Unless you're an astronaut, you could not have observed a very large segment.
On the contrary, if I were a world traveler I could claim to have seen damn near all of it. I'm not making that claim though.
You can only observe a few miles at a time. You cannot observe a significant portion from the surface to examine if there is any gradual changes to the surface such as a curvature. You would examine many segments independently, all of which are an insignificant portion, and too many to consider what shape they all form when combined.
Unfortunately, any segment you have observed was not large enough to logically draw any conclusions given the size of the earth.
You keep saying that but you haven't yet backed it up.
Well, do you disagree that the earth's surface is 24,900 miles long, or do you disagree that there could be subtle changes such as a curvature which could exist, but not be observable from our field of view on the surface?
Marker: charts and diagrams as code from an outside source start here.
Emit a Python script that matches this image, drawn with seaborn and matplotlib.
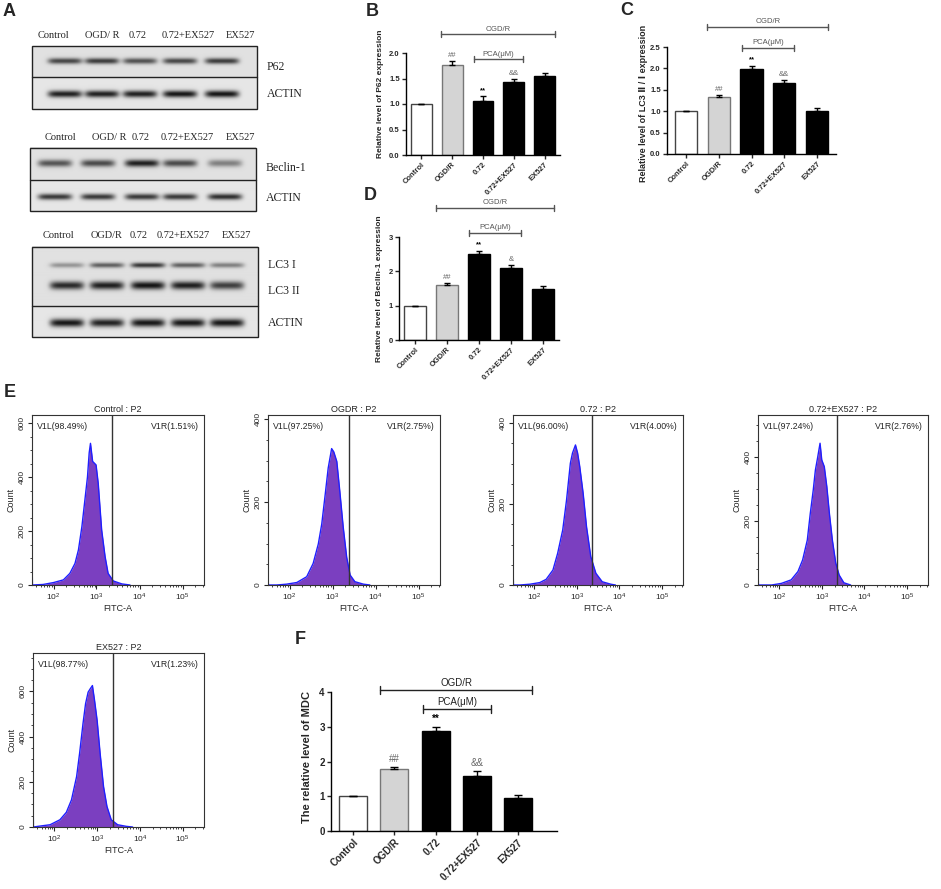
import numpy as np
import pandas as pd
import seaborn as sns
import matplotlib.pyplot as plt
from matplotlib.ticker import MultipleLocator, FixedLocator

sns.set_style("white")
plt.rcParams['font.family'] = ['Liberation Sans', 'DejaVu Sans']

# ---------------- data ----------------
groups = ["Control", "OGD/R", "0.72", "0.72+EX527", "EX527"]
bar_colors = ["white", "#d4d4d4", "black", "black", "black"]
bar_edges = ["#444444", "#777777", "black", "black", "black"]

p62_vals = [1.0, 1.77, 1.05, 1.44, 1.54]
p62_errs = [0.0, 0.07, 0.10, 0.05, 0.07]
p62_marks = ["", "##", "**", "&&", ""]

lc3_vals = [1.0, 1.34, 1.98, 1.65, 1.01]
lc3_errs = [0.0, 0.04, 0.08, 0.07, 0.07]
lc3_marks = ["", "##", "**", "&&", ""]

beclin_vals = [1.0, 1.60, 2.50, 2.10, 1.50]
beclin_errs = [0.0, 0.07, 0.10, 0.07, 0.08]
beclin_marks = ["", "##", "**", "&", ""]

mdc_vals = [1.0, 1.78, 2.88, 1.57, 0.95]
mdc_errs = [0.0, 0.06, 0.12, 0.16, 0.08]
mdc_marks = ["", "##", "**", "&&", ""]

# western blot band strengths (0 = no band, 1 = black)
p62_band = [0.70, 0.75, 0.65, 0.70, 0.75]
actin1_band = [0.90, 0.90, 0.90, 0.95, 0.95]
beclin_band = [0.65, 0.70, 0.90, 0.70, 0.45]
actin2_band = [0.80, 0.80, 0.80, 0.80, 0.85]
lc3i_band = [0.35, 0.60, 0.80, 0.60, 0.45]
lc3ii_band = [0.85, 0.90, 0.95, 0.90, 0.75]
actin3_band = [0.95, 0.90, 0.95, 0.95, 0.95]
blot1_lanes = ["Control", "OGD/ R", "0.72", "0.72+EX527", "EX527"]
blot2_lanes = ["Control", "OGD/ R", "0.72", "0.72+EX527", "EX527"]
blot3_lanes = ["Control", "OGD/R", "0.72", "0.72+EX527", "EX527"]

# flow cytometry histograms: log10(FITC-A) and count
hist_titles = ["Control : P2", "OGDR : P2", "0.72 : P2", "0.72+EX527 : P2", "EX527 : P2"]
hist_left = ["V1L(98.49%)", "V1L(97.25%)", "V1L(96.00%)", "V1L(97.24%)", "V1L(98.77%)"]
hist_right = ["V1R(1.51%)", "V1R(2.75%)", "V1R(4.00%)", "V1R(2.76%)", "V1R(1.23%)"]
hist_gate = [3.36, 3.38, 3.36, 3.36, 3.36]
hist_ymax = [630, 410, 420, 530, 770]
hist_yticks = [[0, 200, 400, 600], [0, 200, 400], [0, 200, 400], [0, 200, 400], [0, 200, 400, 600]]

ctrl_log = [1.50, 1.51, 1.76, 2.00, 2.23, 2.38, 2.50, 2.58, 2.66, 2.73, 2.79, 2.83, 2.86,
            2.91, 2.99, 3.04, 3.12, 3.20, 3.27, 3.39, 3.59, 3.78]
ctrl_cnt = [105, 0, 2, 9, 19, 43, 80, 130, 216, 315, 400, 490, 525,
            458, 445, 377, 204, 105, 43, 15, 4, 0]
ogdr_log = [1.50, 1.51, 1.70, 1.93, 2.17, 2.40, 2.55, 2.67, 2.75, 2.83, 2.90, 2.98, 3.03,
            3.10, 3.17, 3.25, 3.33, 3.41, 3.52, 3.72, 3.87]
ogdr_cnt = [28, 0, 0, 2, 6, 20, 52, 99, 147, 218, 282, 329, 321,
            298, 226, 139, 67, 24, 8, 2, 0]
pca_log = [1.50, 1.51, 1.66, 1.90, 2.13, 2.28, 2.44, 2.55, 2.67, 2.76, 2.85, 2.90, 2.97,
           3.02, 3.07, 3.15, 3.23, 3.33, 3.45, 3.60, 3.80, 3.91]
pca_cnt = [62, 0, 0, 2, 6, 14, 37, 78, 136, 210, 301, 326, 346,
           326, 293, 227, 144, 70, 29, 8, 2, 0]
pcaex_log = [1.50, 1.51, 1.82, 2.05, 2.28, 2.44, 2.55, 2.66, 2.73, 2.80, 2.85, 2.90, 2.96,
             3.00, 3.06, 3.12, 3.18, 3.25, 3.33, 3.41, 3.52, 3.68]
pcaex_cnt = [52, 0, 0, 5, 16, 42, 78, 140, 223, 296, 358, 395, 442,
             390, 369, 306, 223, 140, 68, 31, 7, 0]
ex_log = [1.50, 1.51, 1.62, 1.90, 2.13, 2.28, 2.40, 2.52, 2.59, 2.67, 2.73, 2.79, 2.84,
          2.89, 2.94, 3.00, 3.07, 3.15, 3.23, 3.33, 3.48, 3.68, 3.83]
ex_cnt = [179, 0, 3, 10, 32, 65, 120, 223, 326, 458, 546, 597, 612,
          626, 560, 472, 326, 179, 91, 32, 10, 3, 0]
hist_logs = [ctrl_log, ogdr_log, pca_log, pcaex_log, ex_log]
hist_cnts = [ctrl_cnt, ogdr_cnt, pca_cnt, pcaex_cnt, ex_cnt]

# ---------------- figure ----------------
W, H = 941, 889
fig = plt.figure(figsize=(W / 100, H / 100), dpi=100)


def px_axes(x0, y0, x1, y1):
    return fig.add_axes([x0 / W, 1 - y1 / H, (x1 - x0) / W, (y1 - y0) / H])


def letter(x, y, s):
    fig.text(x / W, 1 - y / H, s, fontsize=13, fontweight='bold', va='top', ha='left')


# ---- panel A: western blots ----
axA = px_axes(0, 0, 370, 360)
axA.set_xlim(0, 370)
axA.set_ylim(360, 0)
axA.axis('off')


def draw_blot(box, divider, centers, bands, lanes, lane_y, lane_xs, names):
    x0, y0, x1, y1 = box
    xs = np.arange(x0, x1) + 0.5
    ys = np.arange(y0, y1) + 0.5
    X, Y = np.meshgrid(xs, ys)
    img = np.full(X.shape, 0.9)
    img[Y < divider] = 0.88
    for cy, half, strength in bands:
        for cx, s in zip(centers, strength):
            img -= s * 0.85 * np.exp(-((X - cx) / 17.0) ** 6 - ((Y - cy) / half) ** 2)
    img = np.clip(img, 0, 1)
    axA.imshow(img, cmap='gray', vmin=0, vmax=1, extent=(x0, x1, y1, y0),
               aspect='auto', interpolation='bilinear')
    axA.add_patch(plt.Rectangle((x0, y0), x1 - x0, y1 - y0, fill=False,
                                lw=1.0, ec='#222222'))
    axA.plot([x0, x1], [divider, divider], color='#222222', lw=1.0)
    for lx, lab in zip(lane_xs, lanes):
        axA.text(lx, lane_y, lab, ha='center', va='center', fontsize=7.5,
                 family='Liberation Serif')
    for ny, nm in names:
        axA.text(x1 + 10, ny, nm, ha='left', va='center', fontsize=8.5,
                 family='Liberation Serif')


draw_blot((32, 46, 257, 109), 77, [65, 102, 140, 180, 222],
          [(61, 3.0, p62_band), (94, 3.5, actin1_band)],
          blot1_lanes, 35, [53, 102, 138, 188, 240], [(67, "P62"), (94, "ACTIN")])
draw_blot((30, 148, 256, 211), 180, [55, 98, 142, 180, 225],
          [(164, 3.5, beclin_band), (197, 3.0, actin2_band)],
          blot2_lanes, 137, [60, 109, 141, 187, 240], [(168, "Beclin-1"), (198, "ACTIN")])
draw_blot((32, 247, 258, 337), 306, [67, 107, 148, 188, 227],
          [(266, 2.5, lc3i_band), (286, 4.0, lc3ii_band), (323, 4.0, actin3_band)],
          blot3_lanes, 235, [58, 107, 139, 183, 236],
          [(265, "LC3 I"), (291, "LC3 II"), (323, "ACTIN")])


# ---- bar panels ----
def bar_panel(box, vals, errs, marks, ylim, yticks, ylabel, lab_xy, xlim,
              br_ogd, br_pca, fs_tick, fs_lab, fs_br, br_color, cap):
    ax = px_axes(*box)
    df = pd.DataFrame({'group': groups, 'value': vals})
    sns.barplot(data=df, x='group', y='value', hue='group', palette=bar_colors,
                width=0.68, legend=False, ax=ax, linewidth=1.0)
    for patch, ec in zip(ax.patches, bar_edges):
        patch.set_edgecolor(ec)
    pos = np.arange(len(vals))
    ax.errorbar(pos, vals, yerr=[np.zeros(len(vals)), errs], fmt='none',
                ecolor='black', elinewidth=1.0, capsize=cap, capthick=1.0)
    ax.set_xlim(*xlim)
    ax.set_ylim(*ylim)
    ax.set_yticks(yticks)
    ax.set_xlabel("")
    ax.set_ylabel(ylabel, fontsize=fs_lab, fontweight='bold')
    ax.yaxis.set_label_coords(*lab_xy)
    sns.despine(ax=ax)
    for sp in ['left', 'bottom']:
        ax.spines[sp].set_linewidth(1.0)
        ax.spines[sp].set_color('black')
    ax.tick_params(axis='both', direction='out', length=3, width=1.0,
                   labelsize=fs_tick, pad=1.5, left=True, bottom=True)
    for t in ax.get_yticklabels():
        t.set_fontweight('bold')
    ax.set_xticks(pos)
    ax.set_xticklabels(groups, rotation=45, ha='right', rotation_mode='anchor',
                       fontweight='bold')
    top = ylim[1]
    for p, v, e, m in zip(pos, vals, errs, marks):
        if m:
            col = 'black' if m == '**' else '#666666'
            ax.text(p, v + e + 0.02 * top, m, ha='center', va='bottom',
                    fontsize=fs_br, color=col, fontweight='bold' if m == '**' else 'normal')
    tick = 0.03 * top
    for (xa, xb, yb), txt in [(br_ogd, "OGD/R"), (br_pca, "PCA(μM)")]:
        ax.plot([xa, xb], [yb, yb], color=br_color, lw=1.0, clip_on=False)
        for xx in (xa, xb):
            ax.plot([xx, xx], [yb - tick, yb + tick], color=br_color, lw=1.0,
                    clip_on=False)
        ax.text((xa + xb) / 2, yb + 0.015 * top, txt, ha='center', va='bottom',
                fontsize=fs_br, color=br_color)
    return ax


bar_panel((406, 53, 560, 155), p62_vals, p62_errs, p62_marks, (0, 2.0),
          [0.0, 0.5, 1.0, 1.5, 2.0], "Relative level of P62 expression",
          (-0.14, 0.6), (-0.5, 4.5), (0.65, 4.35, 2.37), (1.7, 3.3, 1.88),
          5.5, 6, 5.5, '#555555', 2.5)
bar_panel((667, 47, 836, 154), lc3_vals, lc3_errs, lc3_marks, (0, 2.5),
          [0.0, 0.5, 1.0, 1.5, 2.0, 2.5], "Relative level of LC3 Ⅱ / Ⅰ expression",
          (-0.11, 0.47), (-0.58, 4.58), (0.65, 4.35, 2.97), (1.7, 3.3, 2.48),
          5.5, 6.5, 5.5, '#555555', 2.5)
bar_panel((399, 237, 559, 340), beclin_vals, beclin_errs, beclin_marks, (0, 3),
          [0, 1, 2, 3], "Relative level of Beclin-1 expression",
          (-0.1, 0.5), (-0.5, 4.5), (0.65, 4.35, 3.85), (1.7, 3.3, 3.12),
          5.5, 6, 5.5, '#555555', 2.5)
bar_panel((331, 692, 557, 831), mdc_vals, mdc_errs, mdc_marks, (0, 4),
          [0, 1, 2, 3, 4], "The relative level of MDC",
          (-0.085, 0.53), (-0.54, 4.95), (0.66, 4.34, 4.06), (1.7, 3.34, 3.51),
          7, 8, 7, '#222222', 3)


# ---- panel E: flow cytometry histograms ----
def hist_panel(box, i):
    ax = px_axes(*box)
    xs = 10 ** np.array(hist_logs[i])
    cnt = np.array(hist_cnts[i])
    ax.fill_between(xs, cnt, color='#7b3fc0', lw=0)
    sns.lineplot(x=xs, y=cnt, ax=ax, color='#1f1fff', lw=1.0, sort=False)
    ax.axvline(10 ** hist_gate[i], color='#333333', lw=1.0)
    ax.set_xscale('log')
    ax.set_xlim(10 ** 1.5, 10 ** 5.5)
    ax.set_ylim(0, hist_ymax[i])
    ax.xaxis.set_major_locator(FixedLocator([1e2, 1e3, 1e4, 1e5]))
    ax.yaxis.set_major_locator(FixedLocator(hist_yticks[i]))
    ax.yaxis.set_minor_locator(MultipleLocator(50))
    ax.tick_params(axis='both', which='major', length=3, width=0.8, labelsize=6, pad=1.5,
                   direction='out', left=True, bottom=True)
    ax.tick_params(axis='both', which='minor', length=1.5, width=0.6,
                   direction='out', left=True, bottom=True)
    ax.tick_params(axis='y', labelrotation=90)
    for t in ax.get_yticklabels():
        t.set_va('center')
    for sp in ax.spines.values():
        sp.set_linewidth(0.8)
        sp.set_color('#333333')
    ax.set_title(hist_titles[i], fontsize=6.5, pad=2)
    ax.set_xlabel("FITC-A", fontsize=6.5, labelpad=1)
    ax.set_ylabel("Count", fontsize=6.5, labelpad=2)
    ax.text(0.03, 0.96, hist_left[i], transform=ax.transAxes, ha='left', va='top',
            fontsize=6.3)
    ax.text(0.97, 0.96, hist_right[i], transform=ax.transAxes, ha='right', va='top',
            fontsize=6.3)
    return ax


hist_panel((32, 415, 204, 585), 0)
hist_panel((268, 415, 440, 585), 1)
hist_panel((513, 415, 683, 585), 2)
hist_panel((758, 415, 928, 585), 3)
hist_panel((33, 653, 204, 827), 4)

letter(3, 3, "A")
letter(366, 3, "B")
letter(620, 2, "C")
letter(364, 187, "D")
letter(4, 384, "E")
letter(295, 631, "F")

fig.savefig("out.png", dpi=100)
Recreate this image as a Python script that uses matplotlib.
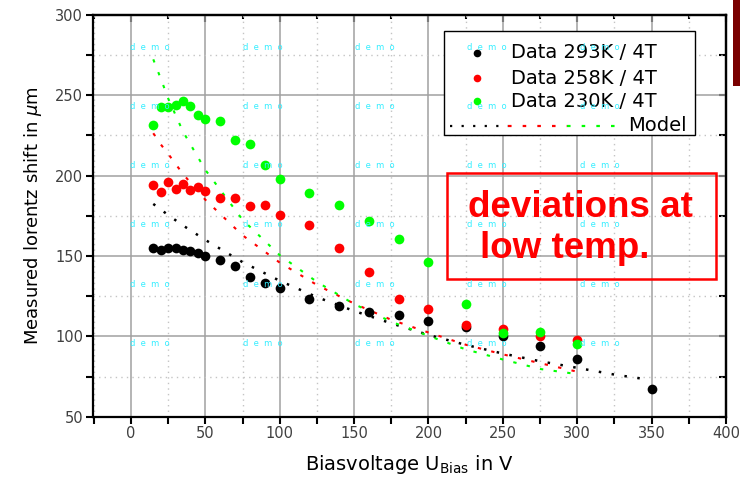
from __future__ import annotations

import matplotlib

matplotlib.use("Agg")
import matplotlib.pyplot as plt
from matplotlib.patches import Rectangle
from matplotlib.ticker import MultipleLocator

# measured lorentz shift (um) vs bias voltage (V)
volt_data = [15, 20, 25, 30, 35, 40, 45, 50, 60, 70, 80, 90, 100, 120, 140, 160,
             180, 200, 225, 250, 275, 300]
volt_293 = volt_data + [350]
shift_293 = [155, 154, 155, 155, 154, 153, 152, 150, 147.5, 143.5, 137, 133, 130,
             123.5, 119, 115, 113.5, 109.5, 106, 100.5, 94, 86, 67]
shift_258 = [194, 190, 196, 192, 195, 191, 193, 190.5, 186, 186, 181, 181.5, 175.5,
             169, 155, 140, 123, 117, 107, 104.5, 100, 98]
shift_230 = [231.5, 242.5, 242.5, 244, 246.5, 243.5, 238, 235, 234, 222, 219.5,
             206.5, 198, 189, 182, 171.5, 160.5, 146, 120, 102, 103, 95.5]

# model curves
volt_model = [15, 20, 25, 35, 50, 75, 100, 125, 150, 175, 200, 225, 250, 275, 300]
volt_model_293 = volt_model + [325, 347]
model_293 = [182.4, 179, 175.5, 169, 160, 146.2, 134.6, 124.4, 115.8, 108.1, 100.9,
             94.7, 89.3, 84.5, 80.4, 76.2, 73.2]
model_258 = [226.4, 219.5, 213.6, 201, 185, 162.9, 145.9, 132, 120.4, 110.3, 102.4,
             94.8, 88.8, 83.3, 78]
model_230 = [272.4, 260.5, 248.1, 227.4, 203.6, 172.6, 150.5, 133.9, 120.1, 109.1,
             100.3, 91.9, 85.6, 79.7, 76.5]

labels = ["Data 293K / 4T", "Data 258K / 4T", "Data 230K / 4T"]
colors = ["#000000", "#ff0000", "#00ff00"]

plt.rcParams["font.family"] = ["DejaVu Sans"]

fig = plt.figure(figsize=(7.4, 4.82), dpi=100)
ax = fig.add_axes([0.1257, 0.1355, 0.8554, 0.8334])

ax.set_xlim(-25.5, 400)
ax.set_ylim(50, 300)
ax.xaxis.set_major_locator(MultipleLocator(50))
ax.xaxis.set_minor_locator(MultipleLocator(25))
ax.yaxis.set_major_locator(MultipleLocator(50))
ax.yaxis.set_minor_locator(MultipleLocator(25))
ax.grid(which="major", color="#a0a0a0", lw=1.1, ls="-", zorder=0)
ax.grid(which="minor", color="#c4c4c4", lw=1.0, ls=(0, (1, 3)), zorder=0)
ax.set_axisbelow(True)
ax.tick_params(which="both", direction="out", length=5, width=1.5,
               labelsize=10.5, labelcolor="#404040", pad=2)
for sp in ax.spines.values():
    sp.set_linewidth(1.6)

for side in ("top", "right"):
    sec = ax.secondary_xaxis("top") if side == "top" else ax.secondary_yaxis("right")
    axis = sec.xaxis if side == "top" else sec.yaxis
    axis.set_major_locator(MultipleLocator(50))
    axis.set_minor_locator(MultipleLocator(25))
    sec.tick_params(which="major", direction="in", length=5, width=1.5)
    sec.tick_params(which="minor", direction="in", length=3 if side == "top" else 5,
                    width=1.5)
    sec.tick_params(which="both", labeltop=False, labelright=False)
    for sp in sec.spines.values():
        sp.set_linewidth(1.6)

# model lines
ax.plot(volt_model_293, model_293, color=colors[0], lw=1.8, dashes=(1, 4.2), zorder=2)
ax.plot(volt_model, model_258, color=colors[1], lw=1.5, dashes=(1.6, 5), zorder=2)
ax.plot(volt_model, model_230, color=colors[2], lw=1.5, dashes=(1.6, 5), zorder=2)

# data points
for v, s, c in zip([volt_293, volt_data, volt_data], [shift_293, shift_258, shift_230], colors):
    ax.plot(v, s, "o", color=c, ms=7, mec="none", zorder=3)

ax.set_xlabel(r"Biasvoltage U$_{\mathrm{Bias}}$ in V", fontsize=14, labelpad=8)
ax.set_ylabel(r"Measured lorentz shift in $\mu$m", fontsize=13, labelpad=8)

# legend box (hand-built, like the original)
tr = ax.transAxes
ax.add_patch(Rectangle((0.5545, 0.7023), 0.3965, 0.2589, transform=tr,
                       facecolor="white", edgecolor="black", lw=1, zorder=5))
for lab, c, fy in zip(labels, colors, [0.9054, 0.8431, 0.7858]):
    ax.plot([0.6066], [fy], "o", color=c, ms=5.5, mec="none", transform=tr, zorder=6)
    ax.text(0.6603, fy, lab, transform=tr, fontsize=14, va="center", ha="left", zorder=6)
seg_x = [0.564, 0.6556, 0.7488, 0.8341]
for i, (c, d) in enumerate(zip(colors, [(1, 4.2), (1.6, 5), (1.6, 5)])):
    ax.plot(seg_x[i:i + 2], [0.7237, 0.7237], color=c, lw=1.6, dashes=d,
            transform=tr, zorder=6)
ax.text(0.8452, 0.7237, "Model", transform=tr, fontsize=14, va="center", ha="left", zorder=6)

# annotation
ax.add_patch(Rectangle((0.5592, 0.3428), 0.425, 0.2639, transform=tr,
                       facecolor="none", edgecolor="#ff0000", lw=1.8, zorder=5))
ax.text(0.5924, 0.4971, "deviations at", transform=tr, color="#ff0000", fontsize=26.5,
        fontweight="bold", family=["Liberation Sans", "DejaVu Sans"],
        ha="left", va="baseline", zorder=6)
ax.text(0.6114, 0.3950, "low temp.", transform=tr, color="#ff0000", fontsize=26.5,
        fontweight="bold", family=["Liberation Sans", "DejaVu Sans"],
        ha="left", va="baseline", zorder=6)

# demo watermark tiles
for i in range(5):
    for j in range(6):
        ax.text(0.0585 + i * 0.1777, 0.9179 - j * 0.1469, "d  e  m  o", transform=tr,
                color="#33eeff", fontsize=6, ha="left", va="center", zorder=7)

# slide decoration at the right edge
fig.patches.append(Rectangle((0.9905, 0.822), 0.02, 0.2, transform=fig.transFigure,
                             facecolor="#7a0000", edgecolor="none"))

fig.savefig("out.png", dpi=100)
Your philosophy seems to be you only believe in what you observe yourself, so I can't support my claim that the earth's surface is 24,900 miles long, but you would have to go survey the earth yourself, and the oceans are quite large. If you want evidence that curvature of a round earth would not be observable from the surface given the circumference, I can provide you with geometric equations.
On what should I draw my conclusions about the shape of the Earth, if not what I observe of it?
With your philosophy, you can't draw conslusions about the shape of the earth, unless you do some experiments to see if your sight is obstructed by the horizon and allow the assumption that light travels straight, or purchase a flight on a space shuttle or high altitude jet.
You have in incredibly closed mind.
That makes no sense. If I had an "incredibly closed mind" I would never have come to the conclusion that the Earth is flat in the first place.
Regardless of what you do believe, you are closed-minded because you accept only what you can observe first-hand. Just because your belief is uncommon does not mean you are open-minded.
I believe that statement you have made many times is entirely untrue. You will never accept any evidence which contradicts your belief. Any such evidence you would claim is invalid/untrustworthy.
If it's secondhand, why would it be the logical thing to regard it as otherwise? Do you believe everything you're told?
No, but to claim you would believe in a round earth if provided evidence, then claim anything second-hand is untrustworthy is a contradiction. Nobody could provide you with first-hand evidence that the earth is round, so stop making this claim if you refuse all second-hand evidence.
Second-hand evidence is acceptable when it is very unlikely to be fake. Of course that is very subjective, but some sources must be considered trustworthy if we are to build on their knowledge/observations and further our understanding of the world/universe we live in.